**WHAT THE TASK ASKS:** Please output every line of the material as it stands, without the pictures.

--- begin ---

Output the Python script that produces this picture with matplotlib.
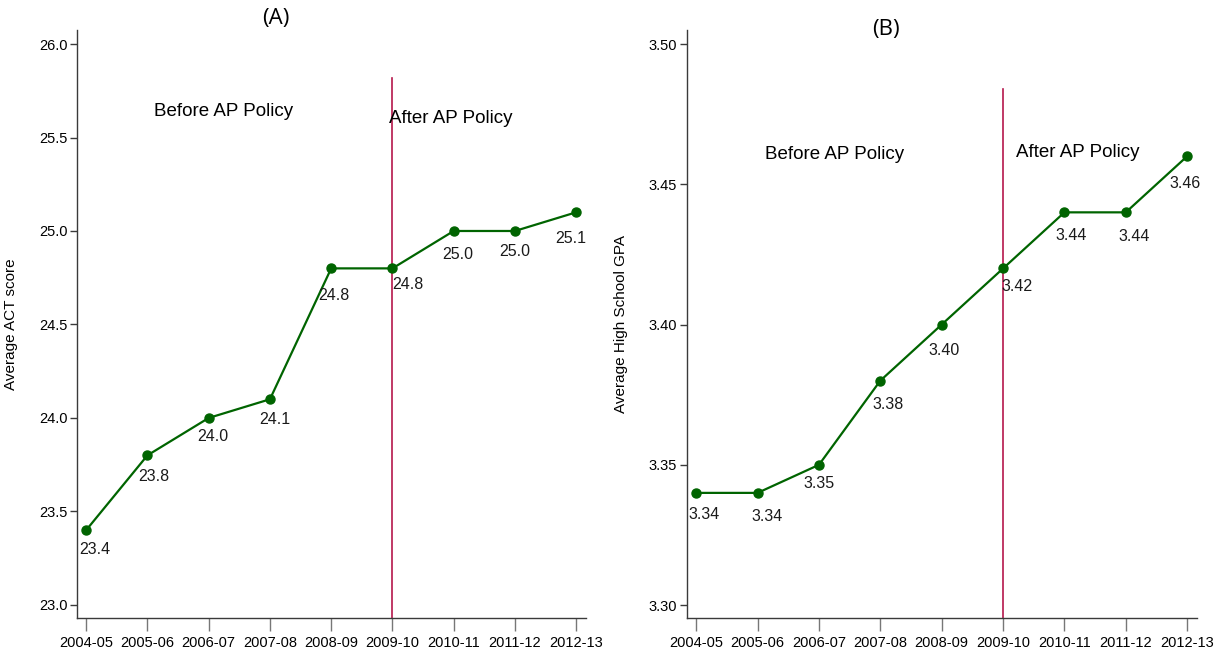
import matplotlib
matplotlib.use('Agg')
import matplotlib.pyplot as plt
from matplotlib import font_manager
import numpy as np

years = ['2004-05', '2005-06', '2006-07', '2007-08', '2008-09',
         '2009-10', '2010-11', '2011-12', '2012-13']
act_scores = [23.4, 23.8, 24.0, 24.1, 24.8, 24.8, 25.0, 25.0, 25.1]
gpa_scores = [3.34, 3.34, 3.35, 3.38, 3.40, 3.42, 3.44, 3.44, 3.46]
act_ticks = [23.0, 23.5, 24.0, 24.5, 25.0, 25.5, 26.0]
gpa_ticks = [3.30, 3.35, 3.40, 3.45, 3.50]
policy_year = '2009-10'

# marker label offsets in pixels (right, down)
act_offsets = [(9, 19), (6, 21), (4, 19), (5, 20), (3, 27), (15, 16), (4, 24), (0, 21), (-5, 26)]
gpa_offsets = [(8, 22), (10, 24), (0, 19), (8, 24), (2, 26), (14, 18), (7, 23), (8, 24), (-2, 27)]

fams = sorted({(f.name, f.stretch) for f in font_manager.fontManager.ttflist
               if 'DejaVu' in f.name or 'Narrow' in f.name or 'Condensed' in f.name})
print(fams)

plt.rcParams['font.family'] = ['Liberation Sans', 'DejaVu Sans']

line_color = '#006400'
policy_color = '#b5174b'
spine_color = '#3a3a3a'


def draw_panel(ax, values, ticks, fmt, ylim, policy_top, ylabel, title, title_y,
               before_xy, after_xy, offsets):
    x = np.arange(len(years))
    ax.plot(x, values, color=line_color, lw=1.6, marker='o', ms=6.5, zorder=3)
    for xi, v, (dx, dy) in zip(x, values, offsets):
        ax.annotate(fmt.format(v), (xi, v), xytext=(dx, -dy), textcoords='offset pixels',
                    ha='center', va='center', fontsize=11.5, color='#1a1a1a')
    px = years.index(policy_year)
    ax.plot([px, px], [ylim[0], policy_top], color=policy_color, lw=1.2, zorder=2)

    ax.set_xlim(-0.15, len(years) - 1 + 0.16)
    ax.set_ylim(*ylim)
    ax.set_xticks(x)
    ax.set_xticklabels(years)
    ax.set_yticks(ticks)
    ax.set_yticklabels([fmt.format(t) for t in ticks])
    ax.tick_params(axis='x', length=9, width=1, color='#777777', labelsize=10.5, pad=4)
    ax.tick_params(axis='y', length=5, width=1, color=spine_color, labelsize=10.5, pad=2)
    for s in ['top', 'right']:
        ax.spines[s].set_visible(False)
    for s in ['left', 'bottom']:
        ax.spines[s].set_color(spine_color)
        ax.spines[s].set_linewidth(1)

    ax.set_ylabel(ylabel, fontsize=11)
    ax.yaxis.set_label_coords(-0.116, 0.5)
    ax.text(before_xy[0], before_xy[1], 'Before AP Policy', ha='center', va='center', fontsize=13.5)
    ax.text(after_xy[0], after_xy[1], 'After AP Policy', ha='center', va='center', fontsize=13.5)
    ax.text(0.39, title_y, title, transform=ax.transAxes, ha='center', va='center',
            fontsize=16, family='Open Sans')


fig = plt.figure(figsize=(12.16, 6.57), dpi=100)
ax1 = fig.add_axes([77 / 1216, 1 - 618 / 657, 509 / 1216, 588 / 657])
ax2 = fig.add_axes([687 / 1216, 1 - 618 / 657, 510 / 1216, 588 / 657])

draw_panel(ax1, act_scores, act_ticks, '{:.1f}', (22.93, 26.075), 25.82,
           'Average ACT score', '(A)', 1.02, (2.24, 25.64), (5.96, 25.60), act_offsets)
draw_panel(ax2, gpa_scores, gpa_ticks, '{:.2f}', (3.2954, 3.505), 3.484,
           'Average High School GPA', '(B)', 1.0, (2.26, 3.4605), (6.21, 3.4612), gpa_offsets)

fig.savefig('out.png', dpi=100)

--- end ---

**SOLUTION:**
Output the Python script that produces this picture with matplotlib.
import matplotlib
matplotlib.use('Agg')
import matplotlib.pyplot as plt
from matplotlib import font_manager
import numpy as np

years = ['2004-05', '2005-06', '2006-07', '2007-08', '2008-09',
         '2009-10', '2010-11', '2011-12', '2012-13']
act_scores = [23.4, 23.8, 24.0, 24.1, 24.8, 24.8, 25.0, 25.0, 25.1]
gpa_scores = [3.34, 3.34, 3.35, 3.38, 3.40, 3.42, 3.44, 3.44, 3.46]
act_ticks = [23.0, 23.5, 24.0, 24.5, 25.0, 25.5, 26.0]
gpa_ticks = [3.30, 3.35, 3.40, 3.45, 3.50]
policy_year = '2009-10'

# marker label offsets in pixels (right, down)
act_offsets = [(9, 19), (6, 21), (4, 19), (5, 20), (3, 27), (15, 16), (4, 24), (0, 21), (-5, 26)]
gpa_offsets = [(8, 22), (10, 24), (0, 19), (8, 24), (2, 26), (14, 18), (7, 23), (8, 24), (-2, 27)]

fams = sorted({(f.name, f.stretch) for f in font_manager.fontManager.ttflist
               if 'DejaVu' in f.name or 'Narrow' in f.name or 'Condensed' in f.name})
print(fams)

plt.rcParams['font.family'] = ['Liberation Sans', 'DejaVu Sans']

line_color = '#006400'
policy_color = '#b5174b'
spine_color = '#3a3a3a'


def draw_panel(ax, values, ticks, fmt, ylim, policy_top, ylabel, title, title_y,
               before_xy, after_xy, offsets):
    x = np.arange(len(years))
    ax.plot(x, values, color=line_color, lw=1.6, marker='o', ms=6.5, zorder=3)
    for xi, v, (dx, dy) in zip(x, values, offsets):
        ax.annotate(fmt.format(v), (xi, v), xytext=(dx, -dy), textcoords='offset pixels',
                    ha='center', va='center', fontsize=11.5, color='#1a1a1a')
    px = years.index(policy_year)
    ax.plot([px, px], [ylim[0], policy_top], color=policy_color, lw=1.2, zorder=2)

    ax.set_xlim(-0.15, len(years) - 1 + 0.16)
    ax.set_ylim(*ylim)
    ax.set_xticks(x)
    ax.set_xticklabels(years)
    ax.set_yticks(ticks)
    ax.set_yticklabels([fmt.format(t) for t in ticks])
    ax.tick_params(axis='x', length=9, width=1, color='#777777', labelsize=10.5, pad=4)
    ax.tick_params(axis='y', length=5, width=1, color=spine_color, labelsize=10.5, pad=2)
    for s in ['top', 'right']:
        ax.spines[s].set_visible(False)
    for s in ['left', 'bottom']:
        ax.spines[s].set_color(spine_color)
        ax.spines[s].set_linewidth(1)

    ax.set_ylabel(ylabel, fontsize=11)
    ax.yaxis.set_label_coords(-0.116, 0.5)
    ax.text(before_xy[0], before_xy[1], 'Before AP Policy', ha='center', va='center', fontsize=13.5)
    ax.text(after_xy[0], after_xy[1], 'After AP Policy', ha='center', va='center', fontsize=13.5)
    ax.text(0.39, title_y, title, transform=ax.transAxes, ha='center', va='center',
            fontsize=16, family='Open Sans')


fig = plt.figure(figsize=(12.16, 6.57), dpi=100)
ax1 = fig.add_axes([77 / 1216, 1 - 618 / 657, 509 / 1216, 588 / 657])
ax2 = fig.add_axes([687 / 1216, 1 - 618 / 657, 510 / 1216, 588 / 657])

draw_panel(ax1, act_scores, act_ticks, '{:.1f}', (22.93, 26.075), 25.82,
           'Average ACT score', '(A)', 1.02, (2.24, 25.64), (5.96, 25.60), act_offsets)
draw_panel(ax2, gpa_scores, gpa_ticks, '{:.2f}', (3.2954, 3.505), 3.484,
           'Average High School GPA', '(B)', 1.0, (2.26, 3.4605), (6.21, 3.4612), gpa_offsets)

fig.savefig('out.png', dpi=100)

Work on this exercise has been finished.